After an initial public offering of the company’s shares, vested employee options can be utilized during month 24–27 after the listing and in connection with a trade sale. Vested employee options can be utilized immediately in connection with the trade sale. Vested employee options that are not exercised in the relevant exercise windows will automatically lapse. Subject to the aforementioned, the last day to exercise allotted and vested employee options is 31 December 2025, after which all employee options will lapse.

 

Employee option programme 2

At the annual general meeting held on 23 November 2018, it was resolved to implement an employee option program comprised by a maximum of 550,369 employee options. The employee options have been allotted free of charge to the Chief Executive Officer, Chief Financial Officer, Chief Operating Officer and Chief Medical Officer.
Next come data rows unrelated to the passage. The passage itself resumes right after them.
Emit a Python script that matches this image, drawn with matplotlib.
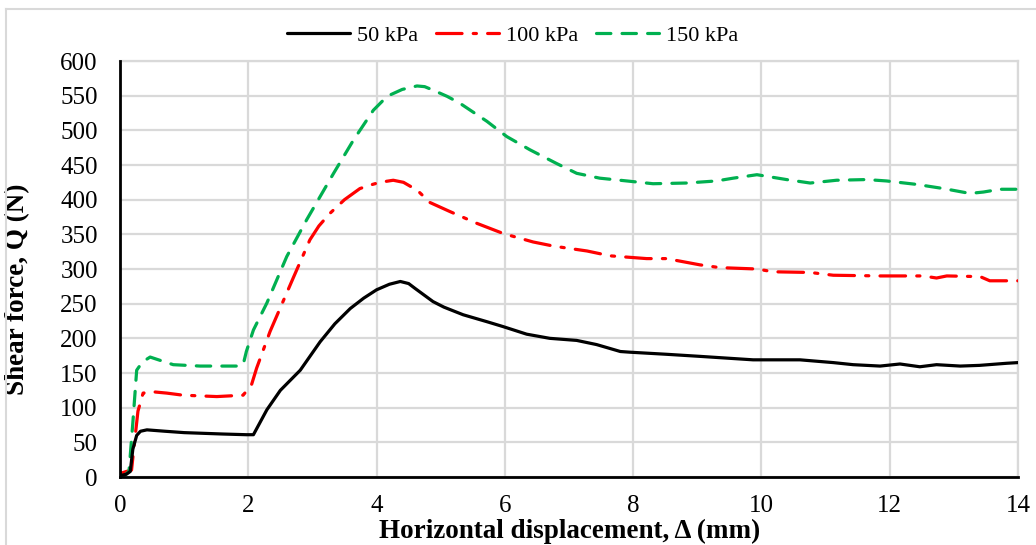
import matplotlib
matplotlib.use("Agg")
import matplotlib.pyplot as plt
from matplotlib.lines import Line2D

# Shear force vs horizontal displacement for three normal stresses
x_50 = [0.0, 0.10, 0.16, 0.20, 0.26, 0.32, 0.42, 0.70, 1.00, 1.30, 1.60, 1.97, 2.08,
        2.29, 2.50, 2.81, 3.12, 3.35, 3.59, 3.80, 4.00, 4.20, 4.37, 4.50, 4.60, 4.88,
        5.05, 5.35, 5.72, 5.97, 6.34, 6.70, 7.12, 7.43, 7.80, 7.95, 8.52, 9.04, 9.87,
        10.60, 11.12, 11.43, 11.85, 12.16, 12.47, 12.73, 13.10, 13.40, 13.82, 14.00]
q_50 = [2, 4, 8, 40, 60, 66, 68, 66, 64, 63, 62, 61, 61,
        97, 125, 154, 195, 221, 243, 258, 270, 278, 282, 279, 272, 253,
        245, 234, 224, 217, 206, 200, 197, 191, 181, 180, 177, 174, 169,
        169, 165, 162, 160, 163, 159, 162, 160, 161, 164, 165]

x_100 = [0.0, 0.10, 0.18, 0.22, 0.28, 0.36, 0.50, 0.73, 0.98, 1.51, 1.92, 2.05, 2.13,
         2.34, 2.70, 2.96, 3.10, 3.27, 3.50, 3.74, 3.90, 4.05, 4.26, 4.42, 4.55, 4.63,
         4.83, 5.14, 5.56, 5.98, 6.44, 6.76, 7.28, 7.64, 8.21, 8.52, 9.04, 9.35, 9.93,
         10.18, 10.76, 11.12, 11.85, 12.52, 12.73, 12.89, 13.41, 13.56, 13.77, 14.00]
q_100 = [5, 8, 10, 45, 95, 121, 123, 121, 118, 116, 118, 133, 157,
         210, 287, 342, 362, 380, 400, 416, 421, 425, 428, 425, 418, 414,
         396, 383, 366, 351, 339, 333, 326, 319, 315, 315, 306, 302, 300,
         296, 295, 291, 290, 290, 287, 290, 289, 283, 283, 283]

x_150 = [0.0, 0.08, 0.14, 0.20, 0.26, 0.35, 0.47, 0.60, 0.83, 1.25, 1.82, 1.92, 1.97,
         2.08, 2.29, 2.60, 2.91, 3.33, 3.64, 3.95, 4.10, 4.21, 4.40, 4.63, 4.75, 4.88,
         5.10, 5.30, 5.72, 6.03, 6.39, 6.81, 7.12, 7.48, 7.90, 8.31, 8.83, 9.30, 9.56,
         9.93, 10.39, 10.76, 11.17, 11.64, 11.95, 12.42, 12.84, 13.25, 13.46, 13.72, 14.00]
q_150 = [0, 3, 8, 78, 154, 166, 173, 169, 162, 160, 160, 162, 181,
         212, 251, 318, 371, 438, 486, 529, 543, 551, 559, 564, 563, 558,
         549, 539, 513, 491, 472, 452, 438, 431, 427, 423, 424, 427, 431,
         436, 429, 424, 428, 429, 427, 422, 416, 409, 411, 415, 415]

series_labels = ["50 kPa", "100 kPa", "150 kPa"]
x_ticks = [0, 2, 4, 6, 8, 10, 12, 14]
y_ticks = list(range(0, 601, 50))

plt.rcParams["font.family"] = ["Liberation Serif", "DejaVu Serif"]

W, H = 1036, 545
fig = plt.figure(figsize=(W / 100, H / 100), dpi=100)
ax = fig.add_axes([120 / W, 1 - 477 / H, 898 / W, 416 / H])

lw = 2.3
ax.plot(x_50, q_50, color="black", lw=lw, solid_capstyle="round",
        solid_joinstyle="round", label=series_labels[0], zorder=4)
ax.plot(x_100, q_100, color="#ff0000", lw=lw, dashes=(8, 3.5, 1, 3.5),
        dash_capstyle="round", dash_joinstyle="round", label=series_labels[1], zorder=3)
ax.plot(x_150, q_150, color="#00b050", lw=lw, dashes=(4.5, 3.5),
        dash_capstyle="round", dash_joinstyle="round", label=series_labels[2], zorder=3)

ax.set_xlim(0, 14)
ax.set_ylim(0, 600)
ax.set_xticks(x_ticks)
ax.set_yticks(y_ticks)
ax.tick_params(axis="both", length=0, labelsize=18)
ax.tick_params(axis="y", pad=16)
ax.tick_params(axis="x", pad=13)

ax.grid(True, color="#d9d9d9", lw=1.6, zorder=0)
ax.set_axisbelow(True)
for side in ("top", "right"):
    ax.spines[side].set_color("#d9d9d9")
    ax.spines[side].set_linewidth(1.6)
for side in ("left", "bottom"):
    ax.spines[side].set_color("black")
    ax.spines[side].set_linewidth(2.0)
    ax.spines[side].set_zorder(5)

ax.set_xlabel("Horizontal displacement, \u0394 (mm)", fontsize=19.5, fontweight="bold")
ax.set_ylabel("Shear force, Q (N)", fontsize=19.5, fontweight="bold")
ax.xaxis.set_label_coords((570 - 120) / 898, (477 - 519) / 416)
ax.yaxis.set_label_coords((30 - 120) / 898, (477 - 289) / 416)

fig.legend(loc="center", bbox_to_anchor=(513 / W, 1 - 36 / H), ncol=3,
           frameon=False, fontsize=16, handlelength=2.8, columnspacing=0.8,
           handletextpad=0.35)

# light outer frame around the chart area
fig.add_artist(Line2D([6 / W, 6 / W], [0, 1 - 9 / H], color="#d9d9d9", lw=1.5,
                      transform=fig.transFigure))
fig.add_artist(Line2D([6 / W, 1], [1 - 9 / H, 1 - 9 / H], color="#d9d9d9", lw=1.5,
                      transform=fig.transFigure))

fig.savefig("out.png", dpi=100)
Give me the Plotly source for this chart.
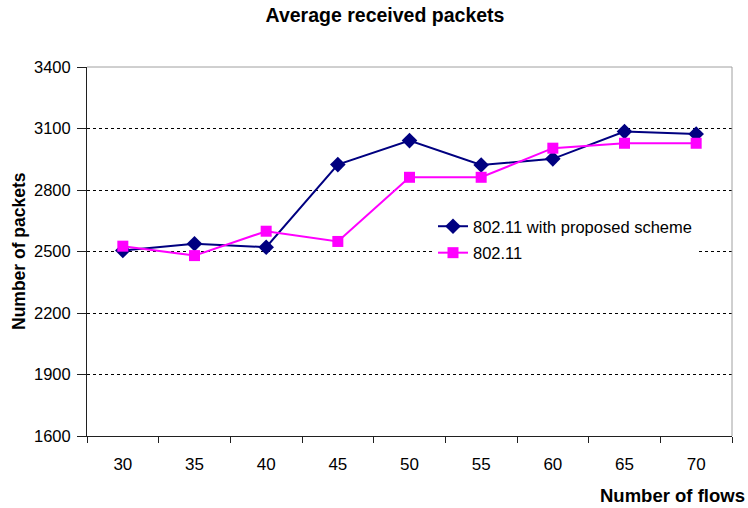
import plotly.graph_objects as go

# Number of flows (categories)
flows = ["30", "35", "40", "45", "50", "55", "60", "65", "70"]

# Average received packets per scheme
proposed = [2505, 2538, 2521, 2924, 3041, 2922, 2952, 3085, 3073]
baseline = [2526, 2480, 2599, 2549, 2862, 2862, 3004, 3028, 3028]

y_ticks = [1600, 1900, 2200, 2500, 2800, 3100, 3400]

FONT = "Liberation Sans, Arial, sans-serif"
NAVY = "#000080"
MAGENTA = "#FF00FF"

fig = go.Figure()
fig.add_trace(go.Scatter(
    x=flows, y=proposed, name="802.11 with proposed scheme",
    mode="lines+markers", legendgroup="a",
    line=dict(color=NAVY, width=2),
    marker=dict(symbol="diamond", size=12, color=NAVY),
))
fig.add_trace(go.Scatter(
    x=flows, y=baseline, name="802.11",
    mode="lines+markers", legendgroup="b",
    line=dict(color=MAGENTA, width=2),
    marker=dict(symbol="square", size=11, color=MAGENTA),
))

fig.update_layout(
    width=748, height=508,
    margin=dict(l=87, r=16, t=67, b=72),
    paper_bgcolor="white", plot_bgcolor="white",
    font=dict(family=FONT, color="black", size=16.5),
    title=dict(
        text="<b>Average received packets</b>",
        x=385 / 748, xanchor="center", y=1 - 15 / 508, yanchor="middle",
        font=dict(size=19.5, family=FONT, color="black"),
    ),
    legend=dict(
        x=(433 - 87) / 645, xanchor="left",
        y=(436 - 209) / 369, yanchor="top",
        bgcolor="white", borderwidth=0,
        font=dict(size=16.5, family=FONT, color="black"),
        traceorder="grouped", tracegroupgap=2, itemwidth=30,
    ),
    xaxis=dict(
        type="category", range=[-0.5, 8.5],
        showline=True, linecolor="#202020", linewidth=1,
        ticks="outside", tickson="boundaries", ticklen=6, tickcolor="#202020",
        showgrid=False, tickfont=dict(size=17), ticklabelstandoff=13,
    ),
    yaxis=dict(
        range=[1600, 3400], tickvals=y_ticks,
        showline=True, linecolor="#202020", linewidth=1,
        ticks="outside", ticklen=9, tickcolor="#202020",
        showgrid=True, gridcolor="black", griddash="dot", gridwidth=1,
        zeroline=False, tickfont=dict(size=16.5), ticklabelstandoff=3,
    ),
    annotations=[
        dict(text="<b>Number of flows</b>", xref="paper", yref="paper",
             x=(747 - 87) / 645, xanchor="right",
             y=(436 - 495) / 369, yanchor="middle",
             showarrow=False, font=dict(size=18.5, family=FONT, color="black")),
        dict(text="<b>Number of packets</b>", xref="paper", yref="paper",
             x=(19 - 87) / 645, xanchor="center",
             y=(436 - 251) / 369, yanchor="middle", textangle=-90,
             showarrow=False, font=dict(size=17.5, family=FONT, color="black")),
    ],
    shapes=[
        dict(type="line", xref="paper", yref="paper", x0=0, x1=1, y0=1, y1=1,
             line=dict(color="#A0A0A0", width=1), layer="above"),
        dict(type="line", xref="paper", yref="paper", x0=1, x1=1, y0=0, y1=1,
             line=dict(color="#A0A0A0", width=1), layer="above"),
    ],
)

fig.write_html("out.html")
The allotted employee options will vest with 25 percent on each of 31 October 2019, 31 October 2020, 31 October 2021 and 31 October 2022.

Each vested employee option entitles a right to acquire one new share in the company against cash consideration at a subscription price of SEK 22.50 per share. Vested employee options can be utilized at the earliest in connection with: (i) after an initial public offering and listing of the company’s shares on a regulated market or a multilateral trading facility; (ii) a firm offer from a third party to acquire at least 90 percent of the shares in the company; (iii) a sale of all or substantially all of the company’s activities; or (iv) any other similar event that the board of directors consider shall be treated as a trade sale.

After an initial public offering of the company’s shares, vested employee options can be utilized during the period 1 November 2022 – 31 January 2023 and in connection with a trade sale. Vested employee options can be utilized immediately in connection with the trade sale. Vested employee options that are not exercised in the relevant exercise windows will automatically lapse. Subject to the aforementioned, the last day to exercise allotted and vested employee options is 31 December 2025, after which all employee options will lapse.

In order to enable the company’s delivery of shares under the employee option program as well as to hedge ancillary costs, primarily social charges, the annual general meeting also resolved to issue a maximum of 663,796 warrants which were all subscribed for by a wholly-owned subsidiary.

 

Mangoral

Our lead candidate Mangoral is a liver imaging drug (i.e. a liver specific contrast agent) being developed for detection and localization of potential liver metastases, using Magnetic Resonance Imaging (“MRI”) in patients where use of the current gold standard gadolinium-based contrast agents (“GBCAs”) may be medically inadvisable or cannot be administered. Mangoral is currently ready for Phase III clinical development.

Oncoral

Oncoral is a novel tablet-based formulation of the well-known chemotherapeutic agent irinotecan, intended for the treatment of advanced gastric (stomach) cancer. Irinotecan is today mainly used for treating metastasized colorectal cancer. Although irinotecan is currently not approved for treating gastric cancer in the United States and in the EU, there is off-label use for this indication. Oncoral has completed Phase I studies with encouraging results and is ready for Phase II studies.

DEVELOPMENT PLAN

Ascelia has established a development program for lead candidate Mangoral, consisting of a pivotal Phase III efficacy study and two supportive studies. The clinical development strategy for Oncoral, Ascelia´s second drug candidate, is to obtain Phase II data and then to partner for the further development.